━━━━━ Collected material ━━━━━
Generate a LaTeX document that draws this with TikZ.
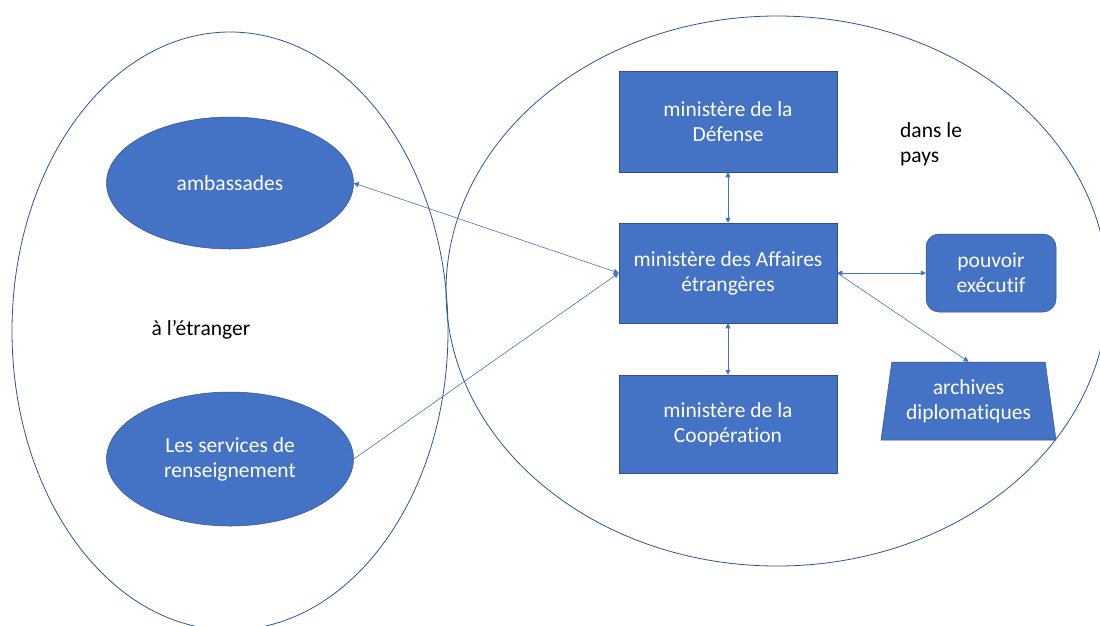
\documentclass[tikz,border=0pt]{standalone}
\usepackage{fontspec}
\setmainfont{Carlito}[Ligatures=NoCommon]
\usetikzlibrary{arrows.meta,shapes.geometric}
\definecolor{boxfill}{HTML}{4472C4}
\definecolor{boxline}{HTML}{2F528F}
\definecolor{ringline}{HTML}{2F5597}
\definecolor{connline}{HTML}{4472C4}
\tikzset{
  txt/.style={font=\fontsize{21.5}{25}\selectfont},
  ring/.style={draw=ringline,line width=0.8pt,ellipse,inner sep=0pt},
  blob/.style={ellipse,fill=boxfill,draw=boxline,line width=0.5pt,text=white,
    txt,align=center,inner sep=0pt},
  minbox/.style={rectangle,fill=boxfill,draw=boxline,line width=0.5pt,text=white,
    txt,align=center,minimum width=218pt,inner sep=0pt},
  roundbox/.style={rectangle,rounded corners=13pt,fill=boxfill,draw=boxline,line width=0.5pt,
    text=white,txt,align=center,inner sep=0pt},
  trap/.style={trapezium,trapezium left angle=76,trapezium right angle=76,trapezium stretches body,
    fill=boxfill,draw=boxline,line width=0.5pt,text=white,txt,
    align=center,inner sep=0pt},
  plain/.style={txt,align=left,inner sep=0pt,text=black},
  conn/.style={draw=connline,line width=0.6pt},
  tip/.tip={Triangle[width=5pt,length=5pt]}
}
\begin{document}
\begin{tikzpicture}[x=1pt,y=-1pt]
\useasboundingbox (0,0) rectangle (1100,625);
\fill[white] (0,0) rectangle (1100,625);
\begin{scope}
\clip (0,0) rectangle (1100,625);
\node[ring,minimum width=436pt,minimum height=598pt] (left) at (230,331) {};
\node[ring,minimum width=662pt,minimum height=550pt] (right) at (777,291) {};
\end{scope}
\node[blob,minimum width=247pt,minimum height=132pt] (amb) at (230,183) {ambassades};
\node[blob,minimum width=247pt,minimum height=134pt] (serv) at (230,459) {Les services de\\renseignement};
\node[plain,anchor=center] (etr) at (201,330) {à l’étranger};
\node[minbox,minimum height=101pt] (def) at (728,121.5) {ministère de la\\Défense};
\node[minbox,minimum height=100pt] (mae) at (728,273) {ministère des Affaires\\étrangères};
\node[minbox,minimum height=98pt] (coop) at (728,424) {ministère de la\\Coopération};
\node[roundbox,minimum width=130pt,minimum height=78pt] (pouv) at (991,273) {pouvoir\\exécutif};
\node[trap,minimum width=175pt,minimum height=78pt] (arch) at (968.5,401) {archives\\diplomatiques};
\node[plain,anchor=north west] (pays) at (900,122) {dans le\\pays};
\draw[conn,{tip}-{tip}] (mae.west) -- (amb.east);
\draw[conn,-{tip}] (serv.east) -- (mae.west);
\draw[conn,{tip}-{tip}] (def.south) -- (mae.north);
\draw[conn,{tip}-{tip}] (mae.south) -- (coop.north);
\draw[conn,{tip}-{tip}] (mae.east) -- (pouv.west);
\draw[conn,-{tip}] (mae.east) -- (arch.north);
\end{tikzpicture}
\end{document}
━━━━━
__Set task__. Output the lines above in full and exactly as given, omitting any pictures.

__Finished exercise__.
Generate a LaTeX document that draws this with TikZ.
\documentclass[tikz,border=0pt]{standalone}
\usepackage{fontspec}
\setmainfont{Carlito}[Ligatures=NoCommon]
\usetikzlibrary{arrows.meta,shapes.geometric}
\definecolor{boxfill}{HTML}{4472C4}
\definecolor{boxline}{HTML}{2F528F}
\definecolor{ringline}{HTML}{2F5597}
\definecolor{connline}{HTML}{4472C4}
\tikzset{
  txt/.style={font=\fontsize{21.5}{25}\selectfont},
  ring/.style={draw=ringline,line width=0.8pt,ellipse,inner sep=0pt},
  blob/.style={ellipse,fill=boxfill,draw=boxline,line width=0.5pt,text=white,
    txt,align=center,inner sep=0pt},
  minbox/.style={rectangle,fill=boxfill,draw=boxline,line width=0.5pt,text=white,
    txt,align=center,minimum width=218pt,inner sep=0pt},
  roundbox/.style={rectangle,rounded corners=13pt,fill=boxfill,draw=boxline,line width=0.5pt,
    text=white,txt,align=center,inner sep=0pt},
  trap/.style={trapezium,trapezium left angle=76,trapezium right angle=76,trapezium stretches body,
    fill=boxfill,draw=boxline,line width=0.5pt,text=white,txt,
    align=center,inner sep=0pt},
  plain/.style={txt,align=left,inner sep=0pt,text=black},
  conn/.style={draw=connline,line width=0.6pt},
  tip/.tip={Triangle[width=5pt,length=5pt]}
}
\begin{document}
\begin{tikzpicture}[x=1pt,y=-1pt]
\useasboundingbox (0,0) rectangle (1100,625);
\fill[white] (0,0) rectangle (1100,625);
\begin{scope}
\clip (0,0) rectangle (1100,625);
\node[ring,minimum width=436pt,minimum height=598pt] (left) at (230,331) {};
\node[ring,minimum width=662pt,minimum height=550pt] (right) at (777,291) {};
\end{scope}
\node[blob,minimum width=247pt,minimum height=132pt] (amb) at (230,183) {ambassades};
\node[blob,minimum width=247pt,minimum height=134pt] (serv) at (230,459) {Les services de\\renseignement};
\node[plain,anchor=center] (etr) at (201,330) {à l’étranger};
\node[minbox,minimum height=101pt] (def) at (728,121.5) {ministère de la\\Défense};
\node[minbox,minimum height=100pt] (mae) at (728,273) {ministère des Affaires\\étrangères};
\node[minbox,minimum height=98pt] (coop) at (728,424) {ministère de la\\Coopération};
\node[roundbox,minimum width=130pt,minimum height=78pt] (pouv) at (991,273) {pouvoir\\exécutif};
\node[trap,minimum width=175pt,minimum height=78pt] (arch) at (968.5,401) {archives\\diplomatiques};
\node[plain,anchor=north west] (pays) at (900,122) {dans le\\pays};
\draw[conn,{tip}-{tip}] (mae.west) -- (amb.east);
\draw[conn,-{tip}] (serv.east) -- (mae.west);
\draw[conn,{tip}-{tip}] (def.south) -- (mae.north);
\draw[conn,{tip}-{tip}] (mae.south) -- (coop.north);
\draw[conn,{tip}-{tip}] (mae.east) -- (pouv.west);
\draw[conn,-{tip}] (mae.east) -- (arch.north);
\end{tikzpicture}
\end{document}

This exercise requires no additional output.